— BEGIN —

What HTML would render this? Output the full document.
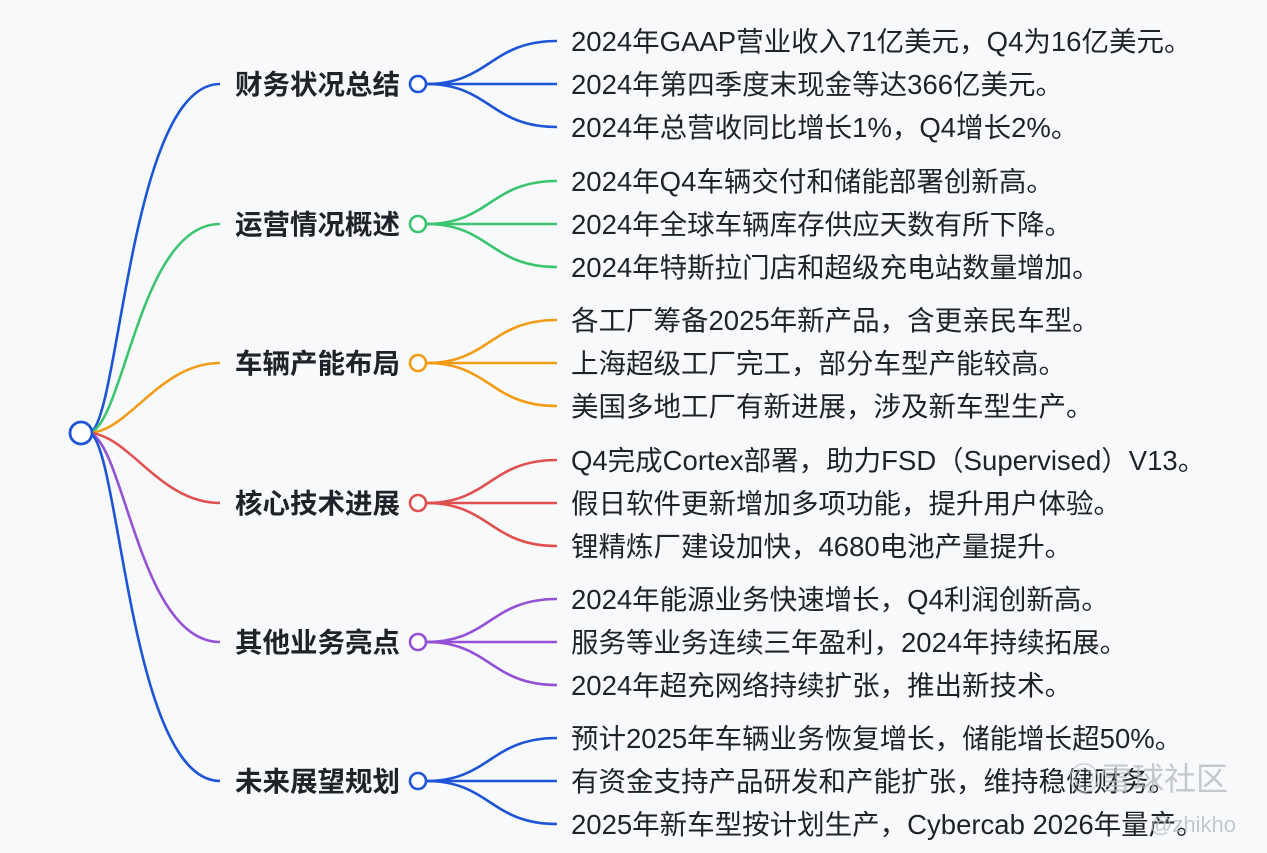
<!DOCTYPE html>
<html><head><meta charset="utf-8"><style>
html,body{margin:0;padding:0;background:#f8f9fb;}
svg{display:block}
.b{font-family:"Liberation Sans","Noto Sans CJK SC",sans-serif;font-weight:bold;font-size:27.5px;fill:#1f2329}
.l{font-family:"Liberation Sans","Noto Sans CJK SC",sans-serif;font-size:27.5px;fill:#1f2329}
.w{font-family:"Liberation Sans","Noto Sans CJK SC",sans-serif;fill:#b8bcc2;opacity:.8}
</style></head><body>
<svg width="1267" height="853" viewBox="0 0 1267 853" xmlns="http://www.w3.org/2000/svg">
<rect width="1267" height="853" fill="#f8f9fb"/>
<g fill="none" stroke-width="2.6">
<path d="M90 433 C120 420,130 84,220 84" stroke="#1d55d6"/>
<path d="M90 433 C125 420,140 224,220 224" stroke="#3cc46e"/>
<path d="M90 433 C130 430,160 363,220 363" stroke="#f29b14"/>
<path d="M90 433 C130 436,160 503,220 503" stroke="#e0504f"/>
<path d="M90 433 C125 446,140 642,220 642" stroke="#9451d6"/>
<path d="M90 433 C120 446,130 781,220 781" stroke="#1d55d6"/>
</g>
<circle cx="81" cy="433" r="11" fill="#fff" stroke="#1d55d6" stroke-width="2.8"/>
<text class="b" x="235" y="94">财务状况总结</text>
<text class="b" x="235" y="234">运营情况概述</text>
<text class="b" x="235" y="373">车辆产能布局</text>
<text class="b" x="235" y="513">核心技术进展</text>
<text class="b" x="235" y="652">其他业务亮点</text>
<text class="b" x="235" y="791">未来展望规划</text>
<g fill="none" stroke-width="2.6">
<g stroke="#1d55d6"><path d="M426 84 C490 84,490 41,557 41"/><path d="M426 84 H557"/><path d="M426 84 C490 84,490 127,557 127"/></g>
<g stroke="#3cc46e"><path d="M426 224 C490 224,490 181,557 181"/><path d="M426 224 H557"/><path d="M426 224 C490 224,490 267,557 267"/></g>
<g stroke="#f29b14"><path d="M426 363 C490 363,490 320,557 320"/><path d="M426 363 H557"/><path d="M426 363 C490 363,490 406,557 406"/></g>
<g stroke="#e0504f"><path d="M426 503 C490 503,490 460,557 460"/><path d="M426 503 H557"/><path d="M426 503 C490 503,490 546,557 546"/></g>
<g stroke="#9451d6"><path d="M426 642 C490 642,490 599,557 599"/><path d="M426 642 H557"/><path d="M426 642 C490 642,490 685,557 685"/></g>
<g stroke="#1d55d6"><path d="M426 781 C490 781,490 738,557 738"/><path d="M426 781 H557"/><path d="M426 781 C490 781,490 824,557 824"/></g>
</g>
<g fill="#fff" stroke-width="2.6">
<circle cx="418" cy="84" r="8" stroke="#1d55d6"/>
<circle cx="418" cy="224" r="8" stroke="#3cc46e"/>
<circle cx="418" cy="363" r="8" stroke="#f29b14"/>
<circle cx="418" cy="503" r="8" stroke="#e0504f"/>
<circle cx="418" cy="642" r="8" stroke="#9451d6"/>
<circle cx="418" cy="781" r="8" stroke="#1d55d6"/>
</g>
<g>
<text class="l" x="571" y="51">2024年GAAP营业收入71亿美元，Q4为16亿美元。</text>
<text class="l" x="571" y="94">2024年第四季度末现金等达366亿美元。</text>
<text class="l" x="571" y="137">2024年总营收同比增长1%，Q4增长2%。</text>
<text class="l" x="571" y="191">2024年Q4车辆交付和储能部署创新高。</text>
<text class="l" x="571" y="234">2024年全球车辆库存供应天数有所下降。</text>
<text class="l" x="571" y="277">2024年特斯拉门店和超级充电站数量增加。</text>
<text class="l" x="571" y="330">各工厂筹备2025年新产品，含更亲民车型。</text>
<text class="l" x="571" y="373">上海超级工厂完工，部分车型产能较高。</text>
<text class="l" x="571" y="416">美国多地工厂有新进展，涉及新车型生产。</text>
<text class="l" x="571" y="470">Q4完成Cortex部署，助力FSD（Supervised）V13。</text>
<text class="l" x="571" y="513">假日软件更新增加多项功能，提升用户体验。</text>
<text class="l" x="571" y="556">锂精炼厂建设加快，4680电池产量提升。</text>
<text class="l" x="571" y="609">2024年能源业务快速增长，Q4利润创新高。</text>
<text class="l" x="571" y="652">服务等业务连续三年盈利，2024年持续拓展。</text>
<text class="l" x="571" y="695">2024年超充网络持续扩张，推出新技术。</text>
<text class="l" x="571" y="748">预计2025年车辆业务恢复增长，储能增长超50%。</text>
<text class="l" x="571" y="791">有资金支持产品研发和产能扩张，维持稳健财务。</text>
<text class="l" x="571" y="834">2025年新车型按计划生产，Cybercab 2026年量产。</text>
</g>
<text class="w" x="1068" y="790" font-size="32">◎雪球社区</text>
<text class="w" x="1150" y="832" font-size="22">@zhikho</text>
</svg>
</body></html>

— END —

**STATED GOAL**
Images should not appear in the copy; retype the listing above exactly.

**ANSWER FOR THE TASK**
What HTML would render this? Output the full document.
<!DOCTYPE html>
<html><head><meta charset="utf-8"><style>
html,body{margin:0;padding:0;background:#f8f9fb;}
svg{display:block}
.b{font-family:"Liberation Sans","Noto Sans CJK SC",sans-serif;font-weight:bold;font-size:27.5px;fill:#1f2329}
.l{font-family:"Liberation Sans","Noto Sans CJK SC",sans-serif;font-size:27.5px;fill:#1f2329}
.w{font-family:"Liberation Sans","Noto Sans CJK SC",sans-serif;fill:#b8bcc2;opacity:.8}
</style></head><body>
<svg width="1267" height="853" viewBox="0 0 1267 853" xmlns="http://www.w3.org/2000/svg">
<rect width="1267" height="853" fill="#f8f9fb"/>
<g fill="none" stroke-width="2.6">
<path d="M90 433 C120 420,130 84,220 84" stroke="#1d55d6"/>
<path d="M90 433 C125 420,140 224,220 224" stroke="#3cc46e"/>
<path d="M90 433 C130 430,160 363,220 363" stroke="#f29b14"/>
<path d="M90 433 C130 436,160 503,220 503" stroke="#e0504f"/>
<path d="M90 433 C125 446,140 642,220 642" stroke="#9451d6"/>
<path d="M90 433 C120 446,130 781,220 781" stroke="#1d55d6"/>
</g>
<circle cx="81" cy="433" r="11" fill="#fff" stroke="#1d55d6" stroke-width="2.8"/>
<text class="b" x="235" y="94">财务状况总结</text>
<text class="b" x="235" y="234">运营情况概述</text>
<text class="b" x="235" y="373">车辆产能布局</text>
<text class="b" x="235" y="513">核心技术进展</text>
<text class="b" x="235" y="652">其他业务亮点</text>
<text class="b" x="235" y="791">未来展望规划</text>
<g fill="none" stroke-width="2.6">
<g stroke="#1d55d6"><path d="M426 84 C490 84,490 41,557 41"/><path d="M426 84 H557"/><path d="M426 84 C490 84,490 127,557 127"/></g>
<g stroke="#3cc46e"><path d="M426 224 C490 224,490 181,557 181"/><path d="M426 224 H557"/><path d="M426 224 C490 224,490 267,557 267"/></g>
<g stroke="#f29b14"><path d="M426 363 C490 363,490 320,557 320"/><path d="M426 363 H557"/><path d="M426 363 C490 363,490 406,557 406"/></g>
<g stroke="#e0504f"><path d="M426 503 C490 503,490 460,557 460"/><path d="M426 503 H557"/><path d="M426 503 C490 503,490 546,557 546"/></g>
<g stroke="#9451d6"><path d="M426 642 C490 642,490 599,557 599"/><path d="M426 642 H557"/><path d="M426 642 C490 642,490 685,557 685"/></g>
<g stroke="#1d55d6"><path d="M426 781 C490 781,490 738,557 738"/><path d="M426 781 H557"/><path d="M426 781 C490 781,490 824,557 824"/></g>
</g>
<g fill="#fff" stroke-width="2.6">
<circle cx="418" cy="84" r="8" stroke="#1d55d6"/>
<circle cx="418" cy="224" r="8" stroke="#3cc46e"/>
<circle cx="418" cy="363" r="8" stroke="#f29b14"/>
<circle cx="418" cy="503" r="8" stroke="#e0504f"/>
<circle cx="418" cy="642" r="8" stroke="#9451d6"/>
<circle cx="418" cy="781" r="8" stroke="#1d55d6"/>
</g>
<g>
<text class="l" x="571" y="51">2024年GAAP营业收入71亿美元，Q4为16亿美元。</text>
<text class="l" x="571" y="94">2024年第四季度末现金等达366亿美元。</text>
<text class="l" x="571" y="137">2024年总营收同比增长1%，Q4增长2%。</text>
<text class="l" x="571" y="191">2024年Q4车辆交付和储能部署创新高。</text>
<text class="l" x="571" y="234">2024年全球车辆库存供应天数有所下降。</text>
<text class="l" x="571" y="277">2024年特斯拉门店和超级充电站数量增加。</text>
<text class="l" x="571" y="330">各工厂筹备2025年新产品，含更亲民车型。</text>
<text class="l" x="571" y="373">上海超级工厂完工，部分车型产能较高。</text>
<text class="l" x="571" y="416">美国多地工厂有新进展，涉及新车型生产。</text>
<text class="l" x="571" y="470">Q4完成Cortex部署，助力FSD（Supervised）V13。</text>
<text class="l" x="571" y="513">假日软件更新增加多项功能，提升用户体验。</text>
<text class="l" x="571" y="556">锂精炼厂建设加快，4680电池产量提升。</text>
<text class="l" x="571" y="609">2024年能源业务快速增长，Q4利润创新高。</text>
<text class="l" x="571" y="652">服务等业务连续三年盈利，2024年持续拓展。</text>
<text class="l" x="571" y="695">2024年超充网络持续扩张，推出新技术。</text>
<text class="l" x="571" y="748">预计2025年车辆业务恢复增长，储能增长超50%。</text>
<text class="l" x="571" y="791">有资金支持产品研发和产能扩张，维持稳健财务。</text>
<text class="l" x="571" y="834">2025年新车型按计划生产，Cybercab 2026年量产。</text>
</g>
<text class="w" x="1068" y="790" font-size="32">◎雪球社区</text>
<text class="w" x="1150" y="832" font-size="22">@zhikho</text>
</svg>
</body></html>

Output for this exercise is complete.